Forward-looking: Nvidia's Ampere architecture has finally arrived even though we're still months away from consumer cards we can use in our gaming PCs. The company says this is a significant leap over the Turing architecture: the new A100 chips are based on a 7nm process and is as much as 20 times faster than the Tesla V100.

Ampere hype had been at the highest levels as of late, with many getting excited about Nvidia's next-gen GPU architecture and the improvements it may bring. But when CEO Jensen Huang was shown in a video pulling a very heavy piece of kit from his oven, it didn't look like consumer-grade hardware.

Today, Nvidia officially unveiled its next-generation Ampere GPU architecture, which is coming to servers and supercomputers first in the form of A100, a GPU designed for cloud computing, AI, and scientific number crunching. For those of you expecting the GeForce RTX 3080 to make an appearance, that's still months away.

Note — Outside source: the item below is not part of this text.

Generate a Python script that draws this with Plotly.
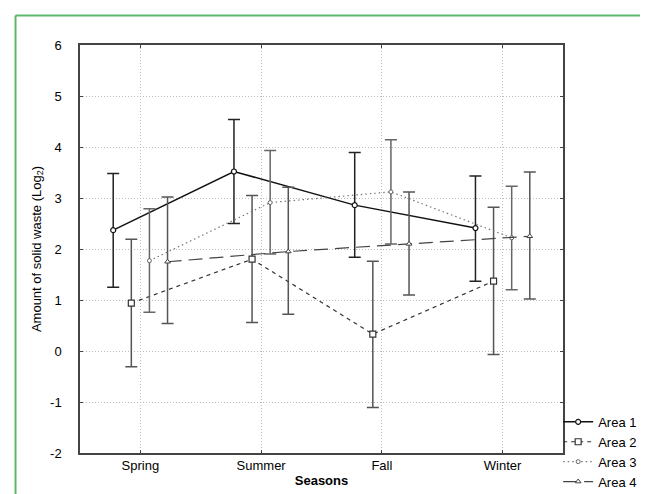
import plotly.graph_objects as go

seasons = ["Spring", "Summer", "Fall", "Winter"]
series_names = ["Area 1", "Area 2", "Area 3", "Area 4"]
y_ticks = [-2, -1, 0, 1, 2, 3, 4, 5, 6]
y_tick_labels = ["-2", "-1", "0", "1", "2", "3", "4", "5", "6"]

area1_mean = [2.37, 3.52, 2.86, 2.41]
area1_upper = [3.48, 4.54, 3.89, 3.43]
area1_lower = [1.25, 2.50, 1.84, 1.37]

area2_mean = [0.94, 1.80, 0.33, 1.37]
area2_upper = [2.19, 3.05, 1.76, 2.82]
area2_lower = [-0.31, 0.56, -1.11, -0.07]

area3_mean = [1.77, 2.91, 3.12, 2.22]
area3_upper = [2.79, 3.93, 4.14, 3.23]
area3_lower = [0.76, 1.90, 2.10, 1.20]

area4_mean = [1.75, 1.95, 2.10, 2.25]
area4_upper = [3.02, 3.21, 3.12, 3.51]
area4_lower = [0.54, 0.72, 1.10, 1.02]

means = [area1_mean, area2_mean, area3_mean, area4_mean]
uppers = [area1_upper, area2_upper, area3_upper, area4_upper]
lowers = [area1_lower, area2_lower, area3_lower, area4_lower]

styles = [
    dict(line=dict(color="#111111", width=1.5, dash="solid"),
         marker=dict(symbol="circle", size=5, color="white", line=dict(color="#111111", width=1.2)),
         ecolor="#222222"),
    dict(line=dict(color="#333333", width=1.2, dash="4px,4px"),
         marker=dict(symbol="square", size=6, color="white", line=dict(color="#333333", width=1.2)),
         ecolor="#555555"),
    dict(line=dict(color="#777777", width=1.2, dash="1.5px,3px"),
         marker=dict(symbol="circle", size=4, color="white", line=dict(color="#666666", width=1)),
         ecolor="#666666"),
    dict(line=dict(color="#444444", width=1.2, dash="14px,7px"),
         marker=dict(symbol="triangle-up", size=5, color="white", line=dict(color="#444444", width=1)),
         ecolor="#555555"),
]

fig = go.Figure()
for name, m, up, lo, st in zip(series_names, means, uppers, lowers, styles):
    fig.add_trace(go.Scatter(
        x=seasons, y=m, name=name, mode="lines+markers",
        line=st["line"], marker=st["marker"],
        error_y=dict(type="data", symmetric=False,
                     array=[u - v for u, v in zip(up, m)],
                     arrayminus=[v - l for v, l in zip(m, lo)],
                     color=st["ecolor"], thickness=1.5, width=6),
    ))

font_family = "Liberation Sans, Arial, sans-serif"

fig.update_layout(
    width=648, height=494,
    margin=dict(l=72, r=93, t=37, b=49, autoexpand=False),
    paper_bgcolor="white", plot_bgcolor="white",
    scattermode="group", scattergap=0.4,
    font=dict(family=font_family, size=13, color="black"),
    showlegend=True,
    legend=dict(x=0.99, xanchor="left", y=0.113, yanchor="top",
                font=dict(size=13, family=font_family),
                bgcolor="rgba(0,0,0,0)", tracegroupgap=0,
                itemwidth=30),
    xaxis=dict(
        title=dict(text="<b>Seasons</b>", font=dict(size=13), standoff=4),
        automargin=False,
        showline=True, mirror="ticks", linecolor="#444444", linewidth=1.5,
        ticks="inside", ticklen=3, tickcolor="#444444",
        tickfont=dict(size=13),
        showgrid=True, gridcolor="#bdbdbd", griddash="1px,2px", gridwidth=1,
        range=[-0.5, 3.5], zeroline=False,
    ),
    yaxis=dict(
        title=dict(text="Amount of solid waste (Log<sub>2</sub>)", font=dict(size=13), standoff=6),
        automargin=False,
        range=[-2, 6], tickvals=y_ticks, ticktext=y_tick_labels,
        ticklabelstandoff=14,
        tickfont=dict(size=13),
        showline=True, mirror="ticks", linecolor="#444444", linewidth=1.5,
        ticks="inside", ticklen=3, tickcolor="#444444",
        showgrid=True, gridcolor="#bdbdbd", griddash="1px,2px", gridwidth=1,
        zeroline=False,
    ),
)

# green frame around the figure (top and left edges)
fig.add_shape(type="line", xref="paper", yref="paper",
              x0=-0.1335, y0=-0.13, x1=-0.1335, y1=1.0723,
              line=dict(color="#5cb86a", width=2))
fig.add_shape(type="line", xref="paper", yref="paper",
              x0=-0.1335, y0=1.0723, x1=1.2, y1=1.0723,
              line=dict(color="#5cb86a", width=2))

fig.write_html("out.html")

The company says the A100 is the biggest generational leap for its GPUs, with 20 times the speed of the previous Volta-based solution and third-generation Tensor cores. This is a silicon beast that has 54 billion transistors and offers 6,912 CUDA cores. And, as expected, Nvidia's new Ampere GPU is built on a 7nm process.

One of the biggest advantages of the new chip is that it can be used to reduce costs for big data centers. Nvidia says that a system that costs $11 million today and requires 25 racks of servers and 630 KW of power can be replaced by an Ampere system that fits in a single rack, costs $1 million and takes 28 KW of power to operate.

Such a system is based on what Huang pulled out of his home oven -- a monstrous HGX motherboard that packs in eight A100 GPUs along with 30,000 discrete components and a kilometer of wire traces. This makes it one of the most complex motherboards out there, and Nvidia uses it in the DGX A100 system that is able to deliver 5 petaflops of AI compute performance and 320 GB of GPU memory with 12.4 TB per second of bandwidth in a relatively small package that weighs 50 pounds.

As for the consumer-grade hardware based on Ampere, Huang explains that Nvidia will configure the chip a bit differently. For instance, the A100 was designed to be great on double-precision floating point compute, with most of the 54 billion transistors going towards Tensor cores and FP64 units to deliver 19.5 teraflops and 9.7 teraflops of performance, respectively. Consumer oriented Ampere GPUs will be biased towards graphics and less towards compute.

The GTC 2020 keynote and press releases reveal little about clock speeds, but we do know that Ampere cards will support PCIe 4.0, and the move to 7nm means Nvidia can pack a lot more RT cores for improved ray tracing performance. Judging from the DLSS 2.0 presentation, there are significant improvements on the software front as well.